La reacción del establishment europeo a la victoria de Syriza en Grecia está dando lugar, de manera gradual, a un ideal muy bien resumido en el título de una columna escrita por Gideon Rachman en el Financial Times en diciembre del 2014: “El eslabón más débil de Europa son los votantes”. Así que en un mundo ideal, Europa debería deshacerse de su “eslabón más débil” y dejar que los expertos asuman el poder para imponer de manera directa la política económica. Si acaso deban persistir las elecciones, su función sería tan sólo la de confirmar el consenso de los expertos.
La perspectiva de un resultado electoral “equivocado” provoca el pánico entre los miembros del establishment: tan pronto como esa posibilidad se asoma en el horizonte, nos pintan una imagen apocalíptica de caos social, pobreza y violencia. Y como resulta usual en tales casos, la prosopopeya ideológica hace su agosto: los mercados comienzan a hablar como si fuesen personas, expresando su “preocupación” acerca de lo que podría suceder si las elecciones no tienen como resultado un gobierno con mandato suficiente para continuar con los programas de austeridad fiscal y reforma estructural.
Recientemente, los medios alemanes caracterizaron al ministro de finanzas griego Yanis Varoufakis como un sicótico que vive en un mundo diferente al resto de nosotros. ¿Pero es él en verdad tan radical? Lo que les produce pánico no es tanto el radicalismo de Varoufakis sino su modestia pragmática y razonable. Por ello no es sorpresa que algunos sectores radicales de Syriza ya lo estén acusando de haber capitulado ante la Unión Europea. Pero si se observan con cuidado las propuestas de Varoufakis, resulta imposible pasar por alto que se trata de medidas que cuarenta años atrás habrían hecho parte de cualquier agenda social-demócrata. De hecho, el programa del gobierno sueco o el chileno en los sesenta y setenta era mucho más radical. Es un signo de la pobreza de nuestro tiempo el que hoy en día haya que pertenecer a la izquierda radical para abogar por medidas similares. Es un síntoma de la época oscurantista en que vivimos, pero también una oportunidad para que la izquierda pueda ocupar el lugar que en décadas anteriores ha venido ocupando la izquierda pacata y timorata de centro.

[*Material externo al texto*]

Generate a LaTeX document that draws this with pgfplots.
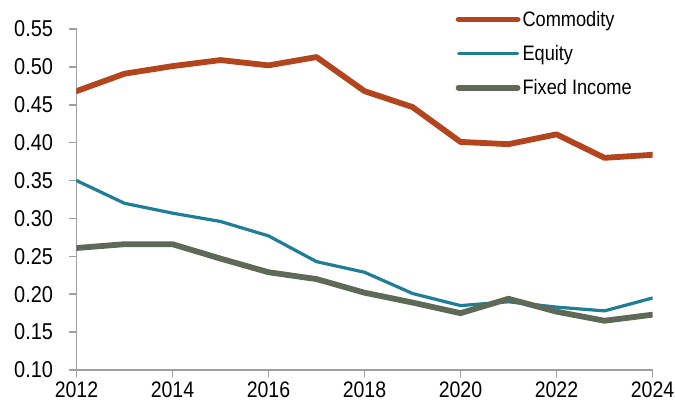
\documentclass[border=0pt]{standalone}
\usepackage{pgfplots}
\pgfplotsset{compat=1.18}
\usepackage{fontspec}
\setmainfont{Liberation Sans}
\newfontfamily\narrowfont[FakeStretch=0.87]{Liberation Sans}
\definecolor{comm}{HTML}{B2441E}
\definecolor{equ}{HTML}{1E7E96}
\definecolor{fix}{HTML}{5F6958}
\definecolor{axg}{HTML}{A0A0A0}
\begin{document}
\begin{tikzpicture}
\path[use as bounding box] (-76.5bp,-41bp) rectangle (598.5bp,370bp);
\begin{axis}[
  at={(0,0)}, anchor=south west,
  scale only axis, width=576bp, height=341bp,
  xmin=2012, xmax=2024, ymin=0.1, ymax=0.55,
  axis x line*=bottom, axis y line*=left,
  axis line style={axg, line width=1.5bp},
  tick style={axg, line width=1.5bp},
  major tick length=7bp, tick align=outside,
  xtick={2012,2014,...,2024},
  ytick={0.10,0.15,...,0.56},
  /pgf/number format/assume math mode=true,
  x tick label style={/pgf/number format/1000 sep={}, font=\narrowfont\fontsize{22.5}{24}\selectfont, yshift=-1bp},
  y tick label style={/pgf/number format/.cd, fixed, fixed zerofill, precision=2, /tikz/.cd, font=\narrowfont\fontsize{23}{24}\selectfont, xshift=-13bp},
  legend style={at={(rel axis cs:0.658,1)}, anchor=north west, draw=none, fill=none, font=\narrowfont\fontsize{21}{24}\selectfont, row sep=13.5bp, yshift=20bp, inner sep=0pt},
  legend cell align=left,
  legend image code/.code={\draw[#1, line cap=round] (0bp,0bp) -- (59bp,0bp);},
  line join=round, line cap=round,
]
\addplot[comm, line width=5.8bp] coordinates {
(2012,0.468) (2013,0.491) (2014,0.501) (2015,0.509) (2016,0.502) (2017,0.513)
(2018,0.468) (2019,0.447) (2020,0.401) (2021,0.398) (2022,0.411) (2023,0.380) (2024,0.384)};
\addlegendentry{Commodity}
\addplot[equ, line width=3.2bp] coordinates {
(2012,0.350) (2013,0.320) (2014,0.307) (2015,0.296) (2016,0.277) (2017,0.243)
(2018,0.229) (2019,0.201) (2020,0.185) (2021,0.190) (2022,0.183) (2023,0.178) (2024,0.195)};
\addlegendentry{Equity}
\addplot[fix, line width=5.8bp] coordinates {
(2012,0.261) (2013,0.266) (2014,0.266) (2015,0.247) (2016,0.229) (2017,0.220)
(2018,0.202) (2019,0.189) (2020,0.175) (2021,0.194) (2022,0.177) (2023,0.165) (2024,0.173)};
\addlegendentry{Fixed Income}
\end{axis}
\end{tikzpicture}
\end{document}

¿Qué sucedería si un gobierno como el de Syriza o la inspiración de Podemos fracasan? En ese caso sí sería cierto afirmar que las consecuencias serán catastróficas no solo para Grecia o España, sino para toda Europa: pues esa eventual derrota daría aún más peso a la opinión pesimista según la cual el trabajo paciente de las reformas está condenado a fracasar, y que el reformismo, antes que la revolución, constituye hoy la más inalcanzable de todas las utopías. En últimas, ello confirmaría que nos aproximamos a una era de lucha mucho más radical y violenta.